EXERCISE TASK:
Omit all images, then repeat exactly the lines below from the one containing "Give me the" through the one containing "const NARROW = 0.82;", both ends included.

───── GIVEN ENTRIES ─────

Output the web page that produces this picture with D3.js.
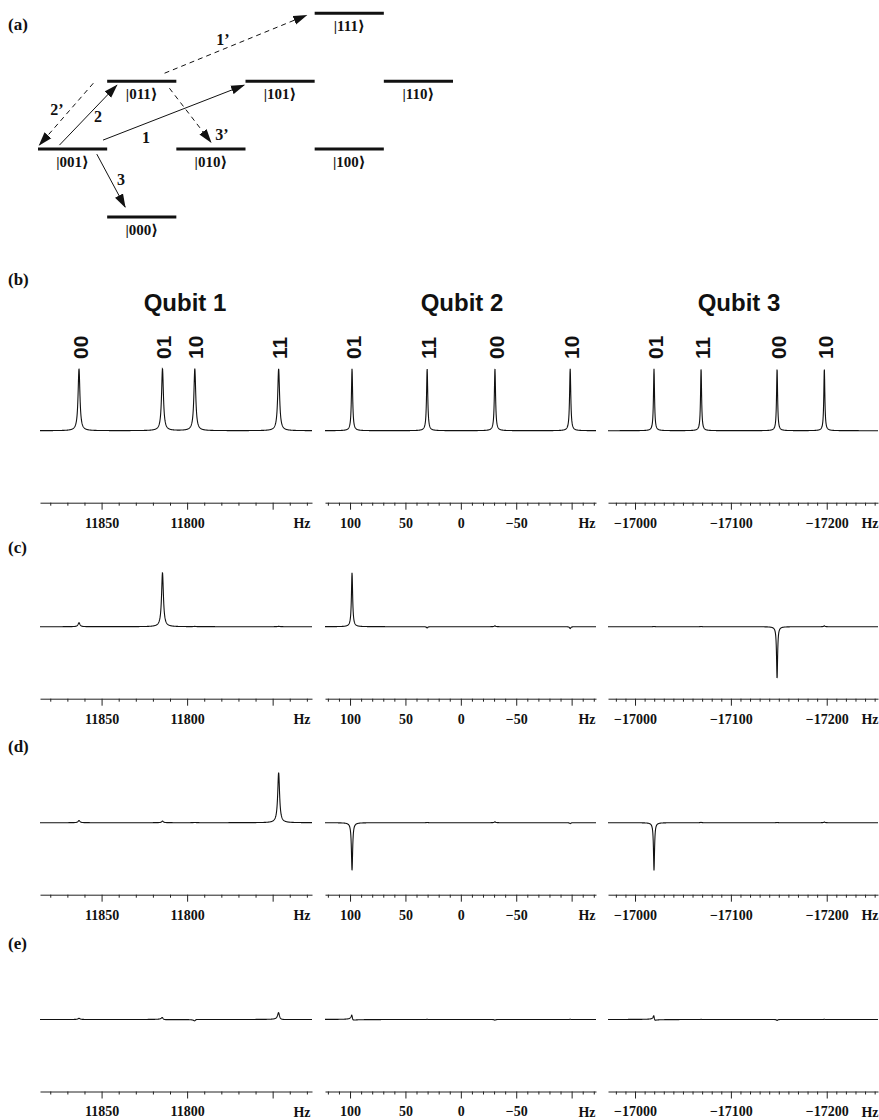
<!DOCTYPE html>
<html><head><meta charset="utf-8">
<script src="https://cdn.jsdelivr.net/npm/d3@7"></script>
<style>
body{margin:0;background:#fff} svg{display:block}
.serif{font-family:"Liberation Serif","Times New Roman","DejaVu Serif",serif;font-weight:bold}
.sans{font-family:"Liberation Sans",Arial,Helvetica,sans-serif;font-weight:bold}
</style>
</head><body><svg id="c" width="879" height="1120"></svg>
<script>
// ---------- data ----------
const panelLabels = ["(a)", "(b)", "(c)", "(d)", "(e)"];
const qubitTitles = ["Qubit 1", "Qubit 2", "Qubit 3"];

// energy-level diagram
const levelStates = ["|111⟩", "|011⟩", "|101⟩", "|110⟩", "|001⟩", "|010⟩", "|100⟩", "|000⟩"];
const levelColumn = [4, 1, 3, 5, 0, 2, 4, 1];
const levelRow = [0, 1, 1, 1, 2, 2, 2, 3];
const transitionLabels = ["1’", "2’", "2", "1", "3’", "3"];
const transitionFrom = ["|011⟩", "|011⟩", "|001⟩", "|001⟩", "|011⟩", "|001⟩"];
const transitionTo = ["|111⟩", "|001⟩", "|011⟩", "|101⟩", "|010⟩", "|000⟩"];
const transitionDashed = [true, true, false, false, true, false];

// spectra: line frequencies (Hz) and labels
const q1Freq = [11863.2, 11814.4, 11795.5, 11746.5];
const q1Labels = ["00", "01", "10", "11"];
const q2Freq = [98.2, 30.4, -30.8, -98.7];
const q2Labels = ["01", "11", "00", "10"];
const q3Freq = [-17019.8, -17068.9, -17148.2, -17197.5];
const q3Labels = ["01", "11", "00", "10"];

// axis domains and ticks
const q1Domain = [11886, 11727];
const q2Domain = [122.6, -122];
const q3Domain = [-16971.8, -17253.5];
const q1MajorTicks = [11850, 11800, 11750];
const q1TickLabels = ["11850", "11800", ""];
const q2MajorTicks = [100, 50, 0, -50, -100];
const q2TickLabels = ["100", "50", "0", "\u221250", ""];
const q3MajorTicks = [-17000, -17100, -17200];
const q3TickLabels = ["\u221217000", "\u221217100", "\u221217200"];
const minorTickStep = 10;
const unitLabel = "Hz";

// absorption amplitudes (relative to thermal spectrum (b)), per panel and qubit
const bQ1 = [1, 1, 1, 1], bQ2 = [1, 1, 1, 1], bQ3 = [1, 1, 1, 1];
const cQ1 = [0.065, 0.87, 0.004, 0.006], cQ2 = [0.87, -0.02, 0.015, -0.03], cQ3 = [0.004, 0.004, -0.84, 0.015];
const dQ1 = [0.035, 0.025, 0.004, 0.81], dQ2 = [-0.77, 0.004, 0.015, -0.015], dQ3 = [-0.77, 0.006, 0.004, 0.012];
const eQ1 = [0.02, 0.03, -0.02, 0.11], eQ2 = [0.06, 0.004, -0.01, 0.004], eQ3 = [0.05, 0.004, -0.015, 0.004];
// dispersive amplitudes (only visible in (e))
const eQ1Disp = [0, 0.015, -0.01, 0.02], eQ2Disp = [0.05, 0, 0, 0], eQ3Disp = [0.05, 0, 0, 0];
const zeroDisp = [0, 0, 0, 0];

// ---------- drawing ----------
const svg = d3.select("#c");
const ink = "#111";

// panel labels
const panelLabelY = [30, 285, 553, 752, 949];
svg.selectAll("text.plabel").data(panelLabels).join("text")
  .attr("class", "plabel serif").attr("x", 8).attr("y", (d, i) => panelLabelY[i])
  .style("font-size", "17px").attr("fill", ink)
  .text(d => d);

// ---- (a) energy diagram ----
const colScale = d3.scaleLinear().domain([0, 6]).range([38, 453]);
const rowScale = d3.scaleLinear().domain([0, 3]).range([13.3, 217]);
const levels = levelStates.map((s, i) => ({ s, c: levelColumn[i], r: levelRow[i] }));
const lv = {}; levels.forEach(l => lv[l.s] = l);
const gA = svg.append("g");
gA.selectAll("line.level").data(levels).join("line").attr("class", "level")
  .attr("x1", d => colScale(d.c)).attr("x2", d => colScale(d.c + 1))
  .attr("y1", d => rowScale(d.r)).attr("y2", d => rowScale(d.r))
  .attr("stroke", ink).attr("stroke-width", 3);
gA.selectAll("text.ket").data(levels).join("text").attr("class", "ket serif")
  .attr("x", d => colScale(d.c + 0.5)).attr("y", d => rowScale(d.r) + 18)
  .attr("text-anchor", "middle").style("font-size", "15px").attr("fill", ink).text(d => d.s);

svg.append("defs").append("marker").attr("id", "ah")
  .attr("viewBox", "0 -5 14 10").attr("refX", 13).attr("refY", 0)
  .attr("markerWidth", 14).attr("markerHeight", 10).attr("markerUnits", "userSpaceOnUse")
  .attr("orient", "auto").append("path").attr("d", "M0,-4.5L14,0L0,4.5Z").attr("fill", ink);

// arrow geometry: fractional position along each level (u) and vertical offset (v) for start / end
const arrowGeom = [
  { u0: 0.83, v0: -8, u1: -0.12, v1: 2, lx: 223, ly: 45 },
  { u0: -0.2, v0: 2, u1: 0.02, v1: -4, lx: 57, ly: 115 },
  { u0: 0.31, v0: -4, u1: 0.14, v1: 4, lx: 98, ly: 122 },
  { u0: 0.94, v0: -9, u1: -0.02, v1: 4, lx: 146, ly: 143 },
  { u0: 0.9, v0: 7, u1: 0.5, v1: -7, lx: 222, ly: 140 },
  { u0: 0.85, v0: 5, u1: 0.26, v1: -10, lx: 121, ly: 185 }
];
const arrows = transitionLabels.map((t, i) => {
  const a = lv[transitionFrom[i]], b = lv[transitionTo[i]], g = arrowGeom[i];
  return {
    t, dashed: transitionDashed[i], g,
    x1: colScale(a.c + g.u0), y1: rowScale(a.r) + g.v0,
    x2: colScale(b.c + g.u1), y2: rowScale(b.r) + g.v1
  };
});
gA.selectAll("line.arrow").data(arrows).join("line").attr("class", "arrow")
  .attr("x1", d => d.x1).attr("y1", d => d.y1).attr("x2", d => d.x2).attr("y2", d => d.y2)
  .attr("stroke", ink).attr("stroke-width", 1)
  .attr("stroke-dasharray", d => d.dashed ? "5,4" : null)
  .attr("marker-end", "url(#ah)");
gA.selectAll("text.tl").data(arrows).join("text").attr("class", "tl serif")
  .attr("x", d => d.g.lx).attr("y", d => d.g.ly).attr("text-anchor", "middle")
  .style("font-size", "16px").attr("fill", ink)
  .text(d => d.t);

// ---- spectra ----
const columns = [
  { x: [40, 312], freq: q1Freq, labels: q1Labels, domain: q1Domain, major: q1MajorTicks, tl: q1TickLabels, titleX: 185, hzX: 302 },
  { x: [325, 596], freq: q2Freq, labels: q2Labels, domain: q2Domain, major: q2MajorTicks, tl: q2TickLabels, titleX: 462, hzX: 587 },
  { x: [608, 878], freq: q3Freq, labels: q3Labels, domain: q3Domain, major: q3MajorTicks, tl: q3TickLabels, titleX: 739, hzX: 870 }
];
const rows = [
  { base: 430.7, amp: [bQ1, bQ2, bQ3], disp: [zeroDisp, zeroDisp, zeroDisp] },
  { base: 626.7, amp: [cQ1, cQ2, cQ3], disp: [zeroDisp, zeroDisp, zeroDisp] },
  { base: 822.7, amp: [dQ1, dQ2, dQ3], disp: [zeroDisp, zeroDisp, zeroDisp] },
  { base: 1019.5, amp: [eQ1, eQ2, eQ3], disp: [eQ1Disp, eQ2Disp, eQ3Disp] }
];
const gamma = 0.65; // Hz half-width

// titles
svg.selectAll("text.qt").data(columns).join("text").attr("class", "qt sans")
  .attr("x", d => d.titleX).attr("y", 311).attr("text-anchor", "middle")
  .style("font-size", "24px").attr("fill", ink)
  .text((d, i) => qubitTitles[i]);

columns.forEach((col, ci) => {
  const xs = d3.scaleLinear().domain(col.domain).range(col.x);
  // peak labels (panel b)
  col.freq.forEach((f, k) => {
    const px = xs(f);
    svg.append("text").attr("class", "sans").attr("transform", `translate(${px + 1},359) rotate(-90)`)
      .attr("dy", "0.36em").style("font-size", "21px").attr("fill", ink).text(col.labels[k]);
  });
  rows.forEach((row, ri) => {
    const ys = d3.scaleLinear().domain([0, 1]).range([row.base, row.base - 62]);
    const A = row.amp[ci], B = row.disp[ci];
    const pts = d3.range(col.x[0], col.x[1] + 0.001, 0.2).map(px => {
      const f = xs.invert(px);
      let v = 0;
      col.freq.forEach((f0, k) => {
        const d = f - f0, den = d * d + gamma * gamma;
        v += A[k] * gamma * gamma / den + B[k] * gamma * d / den;
      });
      return [f, v];
    });
    svg.append("path").datum(pts)
      .attr("d", d3.line().x(p => xs(p[0])).y(p => ys(p[1])))
      .attr("fill", "none").attr("stroke", ink).attr("stroke-width", 1.1);

    // axis
    const ay = row.base + 72;
    const lo = Math.min(...col.domain), hi = Math.max(...col.domain);
    const minor = d3.range(Math.ceil(lo / minorTickStep) * minorTickStep, hi, minorTickStep)
      .filter(v => !col.major.includes(v));
    const gm = svg.append("g").attr("transform", `translate(0,${ay})`)
      .call(d3.axisBottom(xs).tickValues(minor).tickSize(3).tickSizeOuter(0).tickFormat(""));
    gm.select(".domain").attr("stroke", "#222");
    gm.selectAll(".tick line").attr("stroke", "#222");
    const gM = svg.append("g").attr("transform", `translate(0,${ay})`)
      .call(d3.axisBottom(xs).tickValues(col.major).tickSize(7).tickSizeOuter(0).tickPadding(8)
        .tickFormat((v, i) => col.tl[i]));
    gM.attr("font-family", null).attr("font-size", null);
    gM.select(".domain").remove();
    gM.selectAll(".tick line").attr("stroke", "#222");
    gM.selectAll(".tick text").attr("class", "serif").style("font-size", "14px").attr("fill", ink);
    svg.append("text").attr("class", "serif").attr("x", col.hzX).attr("y", ay + 25).attr("text-anchor", "middle")
      .style("font-size", "14px").attr("fill", ink)
      .text(unitLabel);
  });
});
</script></body></html>
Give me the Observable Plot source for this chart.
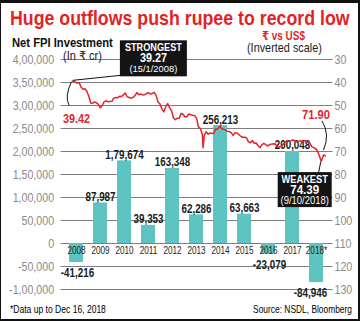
<!DOCTYPE html>
<html><head><meta charset="utf-8">
<script src="https://cdn.jsdelivr.net/npm/d3@7"></script>
<script src="https://cdn.jsdelivr.net/npm/@observablehq/plot@0.6"></script>
<style>
html,body{margin:0;padding:0;background:#fff;}
#chart{position:relative;width:360px;height:321px;overflow:hidden;background:#fff;}
#chart svg{position:absolute;left:0;top:0;}
#frame{position:absolute;left:0;top:0;width:360px;height:321px;box-sizing:border-box;border-style:solid;border-color:#111;border-width:3px 2px 2px 1px;pointer-events:none;z-index:10;}
</style></head>
<body><div id="chart"><div id="frame"></div></div>
<script>
const FONT = "'Liberation Sans',Arial,'DejaVu Sans',sans-serif";
const NARROW = 0.82; // horizontal squeeze to mimic a narrow face

// Net FPI investment (Rs crore) per year
const years = ["2008","2009","2010","2011","2012","2013","2014","2015","2016","2017","2018*"];
const fpiValues = [-41216, 87987, 179674, 39353, 163348, 62286, 256213, 63663, -23079, 200048, -84946];
const fpiLabels = ["-41,216","87,987","1,79,674","39,353","163,348","62,286","256,213","63,663","-23,079","200,048","-84,946"];
const fpiTicks = [-100000,-50000,0,50000,100000,150000,200000,250000,300000,350000,400000];
const fpiTickLabels = ["-1,00,000","-50,000","0","50,000","1,00,000","1,50,000","2,00,000","2,50,000","3,00,000","3,50,000","4,00,000"];

// Rupee vs US$ (inverted scale)
const rupeeTicks = [30,40,50,60,70,80,90,100,110,120,130];
const rupeeSeries = [
["2008-01-01",39.42],["2008-01-15",39.27],["2008-02-15",39.8],["2008-03-15",40.3],["2008-04-15",40.0],["2008-05-15",42.0],["2008-06-15",42.9],["2008-07-15",42.7],["2008-08-15",43.8],["2008-09-15",46.0],["2008-10-15",48.9],["2008-11-15",49.0],["2008-12-15",48.5],
["2009-01-15",48.8],["2009-02-15",49.6],["2009-03-15",51.0],["2009-04-15",50.0],["2009-05-15",48.4],["2009-06-15",47.9],["2009-07-15",48.4],["2009-08-15",48.3],["2009-09-15",48.2],["2009-10-15",46.8],["2009-11-15",46.5],["2009-12-15",46.6],
["2010-01-15",46.0],["2010-02-15",46.1],["2010-03-15",45.4],["2010-04-15",44.6],["2010-05-15",46.2],["2010-06-15",46.5],["2010-07-15",46.8],["2010-08-15",46.5],["2010-09-15",45.7],["2010-10-15",44.4],["2010-11-15",45.3],["2010-12-15",45.0],
["2011-01-15",45.4],["2011-02-15",45.3],["2011-03-15",44.8],["2011-04-15",44.4],["2011-05-15",45.0],["2011-06-15",44.8],["2011-07-15",44.3],["2011-08-15",45.6],["2011-09-15",48.5],["2011-10-15",49.3],["2011-11-15",51.5],["2011-12-15",52.8],
["2012-01-15",50.5],["2012-02-15",49.2],["2012-03-15",51.0],["2012-04-15",52.2],["2012-05-15",55.3],["2012-06-15",56.2],["2012-07-15",55.5],["2012-08-15",55.6],["2012-09-15",53.4],["2012-10-15",53.8],["2012-11-15",55.0],["2012-12-15",54.8],
["2013-01-15",53.7],["2013-02-15",54.0],["2013-03-15",54.3],["2013-04-15",54.3],["2013-05-15",55.5],["2013-06-15",59.3],["2013-07-15",60.0],["2013-08-15",62.5],["2013-08-28",68.4],["2013-09-15",63.0],["2013-10-15",61.4],["2013-11-15",62.5],["2013-12-15",61.9],
["2014-01-15",62.2],["2014-02-15",62.1],["2014-03-15",60.1],["2014-04-15",60.3],["2014-05-15",59.0],["2014-06-15",60.0],["2014-07-15",60.3],["2014-08-15",60.6],["2014-09-15",61.2],["2014-10-15",61.3],["2014-11-15",61.8],["2014-12-15",63.0],
["2015-01-15",61.8],["2015-02-15",62.0],["2015-03-15",62.6],["2015-04-15",63.4],["2015-05-15",63.8],["2015-06-15",63.8],["2015-07-15",64.0],["2015-08-15",65.8],["2015-09-15",66.2],["2015-10-15",65.2],["2015-11-15",66.4],["2015-12-15",66.3],
["2016-01-15",67.5],["2016-02-15",68.3],["2016-03-15",67.0],["2016-04-15",66.5],["2016-05-15",67.0],["2016-06-15",67.6],["2016-07-15",67.0],["2016-08-15",66.8],["2016-09-15",66.6],["2016-10-15",66.7],["2016-11-15",68.2],["2016-12-15",67.9],
["2017-01-15",67.8],["2017-02-15",66.9],["2017-03-15",66.0],["2017-04-15",65.3],["2017-05-15",65.6],["2017-06-15",65.4],["2017-07-15",65.0],["2017-08-15",65.3],["2017-09-15",65.9],["2017-10-15",65.6],["2017-11-15",65.3],["2017-12-15",65.8],
["2018-01-15",65.2],["2018-02-15",65.6],["2018-03-15",66.0],["2018-04-15",66.5],["2018-05-15",68.0],["2018-06-15",68.3],["2018-07-15",68.8],["2018-08-15",70.0],["2018-09-15",72.3],["2018-10-09",74.39],["2018-10-25",73.2],["2018-11-15",71.5],["2018-12-16",71.90]
];

const fpi = years.map((y, i) => ({year: y, value: fpiValues[i], label: fpiLabels[i]}));
const rupee = rupeeSeries.map(([d, r]) => ({date: new Date(d + "T00:00:00Z"), rate: r}));
const tickLabel = new Map(fpiTicks.map((t, i) => [t, fpiTickLabels[i]]));
const lastYear = years[years.length - 1];

const W = 360, H = 321;
const M = {top: 59, bottom: 32, left: 60.6, right: 27.5};
const chart = document.getElementById("chart");

// squeeze texts horizontally around their anchor (to a given width if data-len is set)
function squeeze(svg) {
  svg.querySelectorAll("text").forEach(t => {
    const L = t.getComputedTextLength();
    if (!(L > 0)) return;
    const want = t.getAttribute("data-len");
    const k = (want ? +want : L * NARROW) / L;
    const x = parseFloat(t.getAttribute("x")) || 0;
    const y = parseFloat(t.getAttribute("y")) || 0;
    const prev = t.getAttribute("transform") || "";
    t.setAttribute("transform", `${prev} translate(${x},${y}) scale(${k.toFixed(4)},1) translate(${-x},${-y})`);
  });
}

const barPlot = Plot.plot({
  width: W, height: H,
  marginTop: M.top, marginBottom: M.bottom, marginLeft: M.left, marginRight: M.right,
  x: {domain: years, paddingInner: 0.4, paddingOuter: 0.2, axis: null},
  y: {domain: [-100000, 400000]},
  style: {background: "transparent", fontFamily: FONT, overflow: "visible"},
  marks: [
    Plot.ruleY(fpiTicks, {stroke: "#6f6f6f", strokeWidth: 0.9}),
    Plot.axisY(fpiTicks, {anchor: "left", tickSize: 0, tickPadding: 7, tickFormat: d => tickLabel.get(d), color: "#8a8a8a", fontSize: 13, label: null}),
    Plot.barY(fpi, {x: "year", y: "value", fill: "#5ec4c1"}),
    Plot.text(fpi, {x: "year", y: 0, text: "year", lineAnchor: "top", dy: 3, fontSize: 10, fill: "#222"}),
    Plot.text(fpi.filter(d => d.value > 0), {x: "year", y: "value", text: "label", lineAnchor: "bottom", dy: -2, fontSize: 12, fontWeight: "bold", fill: "#1a1a1a"}),
    Plot.text(fpi.filter(d => d.value < 0 && d.year !== lastYear), {x: "year", y: "value", text: "label", lineAnchor: "top", dy: 6, dx: 1, fontSize: 12, fontWeight: "bold", fill: "#1a1a1a"}),
    Plot.text(fpi.filter(d => d.value < 0 && d.year === lastYear), {x: "year", y: "value", text: "label", lineAnchor: "top", dy: 6, dx: -6, fontSize: 12, fontWeight: "bold", fill: "#1a1a1a"})
  ]
});
chart.appendChild(barPlot);
squeeze(barPlot);

const first = rupee[0], last = rupee[rupee.length - 1];
const strongest = d3.least(rupee, d => d.rate);
const weakest = d3.greatest(rupee, d => d.rate);
const fmt2 = d3.format(".2f");
const fmtDay = d3.utcFormat("(%-d/%-m/%Y)");

function annotations(index, scales) {
  const x = scales.x, y = scales.y;
  const g = d3.create("svg:g").attr("font-family", FONT);
  const path = d => g.append("path").attr("d", d).attr("fill", "none").attr("stroke", "#111").attr("stroke-width", 1);
  const txt = (px, py, s, size, weight, fill, len) => {
    g.append("text").attr("x", px).attr("y", py).attr("text-anchor", "middle")
      .attr("font-size", size).attr("font-weight", weight).attr("fill", fill)
      .attr("data-len", len).text(s);
  };
  // first value
  const fx = x(first.date), fy = y(first.rate);
  path(`M${fx - 0.5},${fy + 1} Q${fx - 7.6},${fy + 15.8} ${fx - 3},${fy + 24.5}`);
  txt(fx + 4.5, fy + 42, fmt2(first.rate), 13, "bold", "#e3242b", 27);
  // strongest
  const sx = x(strongest.date), sy = y(strongest.rate);
  path(`M${sx},${sy} L${sx + 48},${sy - 5}`);
  g.append("rect").attr("x", sx + 47).attr("y", sy - 40).attr("width", 67).attr("height", 36).attr("fill", "#141414");
  txt(sx + 80.5, sy - 29.5, "STRONGEST", 10.5, "bold", "#fff", 57);
  txt(sx + 80.5, sy - 18.5, fmt2(strongest.rate), 12, "bold", "#fff", 27);
  txt(sx + 80.5, sy - 8, fmtDay(strongest.date), 9.5, "normal", "#fff", 48);
  // weakest
  const wx = x(weakest.date), wy = y(weakest.rate);
  path(`M${wx - 2},${wy + 11} L${wx},${wy + 1}`);
  g.append("rect").attr("x", wx - 43).attr("y", wy + 11).attr("width", 54).attr("height", 35).attr("fill", "#141414");
  txt(wx - 16, wy + 22, "WEAKEST", 11, "bold", "#fff", 46.5);
  txt(wx - 16, wy + 33, fmt2(weakest.rate), 12, "bold", "#fff", 29);
  txt(wx - 16, wy + 43, fmtDay(weakest.date), 10, "normal", "#fff", 48.5);
  // last value
  const lx = x(last.date), ly = y(last.rate);
  path(`M${lx - 3},${ly - 34.4} Q${lx + 5.25},${ly - 20.9} ${lx - 1.5},${ly - 5.4}`);
  txt(lx - 9, ly - 36, fmt2(last.rate), 13, "bold", "#e3242b", 28);
  return g.node();
}

const linePlot = Plot.plot({
  width: W, height: H,
  marginTop: M.top, marginBottom: M.bottom, marginLeft: M.left, marginRight: M.right,
  x: {type: "utc", domain: [first.date, last.date], range: [72, 325], axis: null},
  y: {domain: [30, 130], reverse: true},
  style: {background: "transparent", fontFamily: FONT, overflow: "visible"},
  marks: [
    Plot.axisY(rupeeTicks, {anchor: "right", tickSize: 0, tickPadding: 1.5, color: "#8a8a8a", fontSize: 13, label: null}),
    Plot.line(rupee, {x: "date", y: "rate", stroke: "#e3242b", strokeWidth: 1.5, strokeLinejoin: "round"}),
    annotations
  ]
});
chart.appendChild(linePlot);
squeeze(linePlot);

// titles and notes
const hdr = d3.select(chart).append("svg").attr("width", W).attr("height", H).style("font-family", FONT);
const label = (px, py, s, size, weight, fill, len, anchor = "start") =>
  hdr.append("text").attr("x", px).attr("y", py).attr("font-size", size).attr("font-weight", weight)
    .attr("fill", fill).attr("text-anchor", anchor).attr("data-len", len).text(s);
label(10, 25.5, "Huge outflows push rupee to record low", 20, "bold", "#e41f25", 340);
label(12, 47, "Net FPI Investment", 13, "bold", "#111", 101);
label(63, 60.5, "(In \u20b9 cr)", 12.5, "normal", "#222", 39);
label(262, 40, "\u20b9 vs US$", 12.5, "bold", "#e41f25", 43);
label(247, 52.5, "(Inverted scale)", 12.5, "normal", "#222", 75);
label(10, 313, "*Data up to Dec 16, 2018", 10.5, "normal", "#000", 96);
label(352, 313, "Source: NSDL, Bloomberg", 10.5, "normal", "#000", 99, "end");
squeeze(hdr.node());
</script>
</body></html>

─────

REPLY:
Give me the Observable Plot source for this chart.
<!DOCTYPE html>
<html><head><meta charset="utf-8">
<script src="https://cdn.jsdelivr.net/npm/d3@7"></script>
<script src="https://cdn.jsdelivr.net/npm/@observablehq/plot@0.6"></script>
<style>
html,body{margin:0;padding:0;background:#fff;}
#chart{position:relative;width:360px;height:321px;overflow:hidden;background:#fff;}
#chart svg{position:absolute;left:0;top:0;}
#frame{position:absolute;left:0;top:0;width:360px;height:321px;box-sizing:border-box;border-style:solid;border-color:#111;border-width:3px 2px 2px 1px;pointer-events:none;z-index:10;}
</style></head>
<body><div id="chart"><div id="frame"></div></div>
<script>
const FONT = "'Liberation Sans',Arial,'DejaVu Sans',sans-serif";
const NARROW = 0.82; // horizontal squeeze to mimic a narrow face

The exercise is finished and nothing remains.